Now, $T(\mathbf0)=\mathbf0$.
Which implies the zero vector in $V$ can't move or be transformed to a new vector in $W$. Why is it so?
Does it also have a geometrical significance?
Best Answer
Since you're asking for a geometrical interpretation:
First of all, if you have a linear transformation $T$ and use it on all vectors in a vector space $T$, then the mapped vectors will form a vector space again. What's important is that the zero vector is a part of every vector space.
So intuitively, when you map all vectors from a space $V$ to another space $W$, then there must be some vector that gets mapped to the zero vector. (As it has already been pointed out, it follows from the linearity criterion that $T(0)=0$, which means that this vector we are looking for is indeed the zero vector from $V$)
Let's visualise what a transformation $T: \mathbb R^2 \rightarrow \mathbb R^2$ does to our space. In this case, we are not moving from one vector space to another, but rather just mapping $\mathbb R^2$ onto itself. This leads to a distortion of the space.

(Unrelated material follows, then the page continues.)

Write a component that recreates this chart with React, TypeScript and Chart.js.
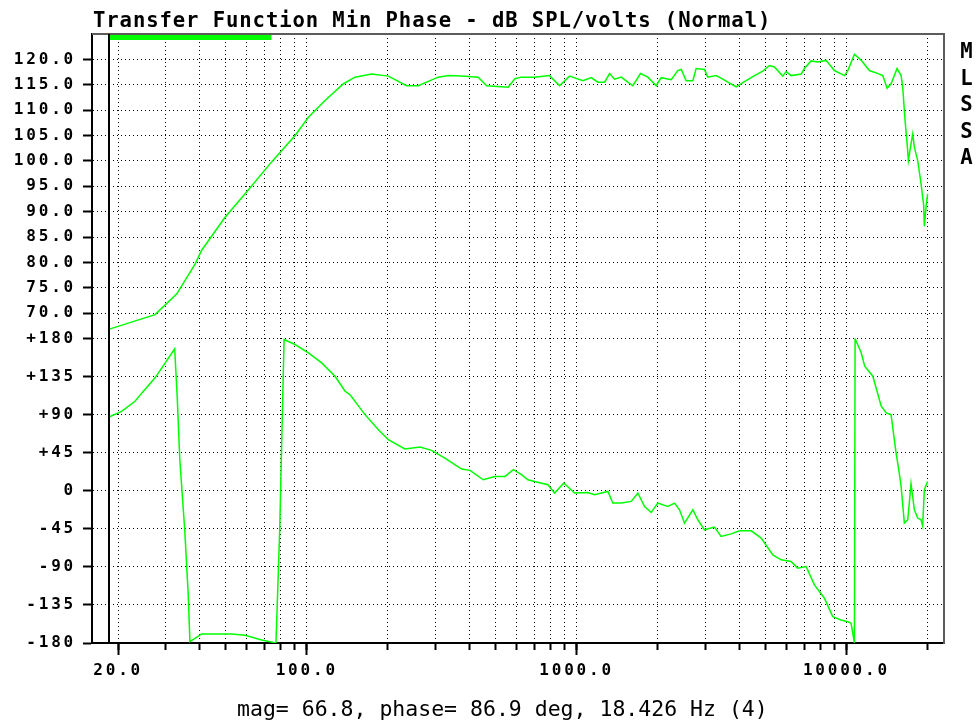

For example, if we take the matrix $$B = \begin{pmatrix}1 & 0 \\ 1 & 1\end{pmatrix}$$ and apply it to all vectors on the unit circle, the result will look like this:
Basically, what is happening is that we stretch and turn our space in different directions. Think of drawing a circle on a balloon and then, depending on your transformation, you just stretch out the surface.
It should be clear now, why the zero vector gets mapped to itself: If you stretch something that has $0$ length, then of course it will have no length afterwards either. You could again think of the balloon example and see for yourself that a small dot would not really change that much, no matter how much you stretch the balloon.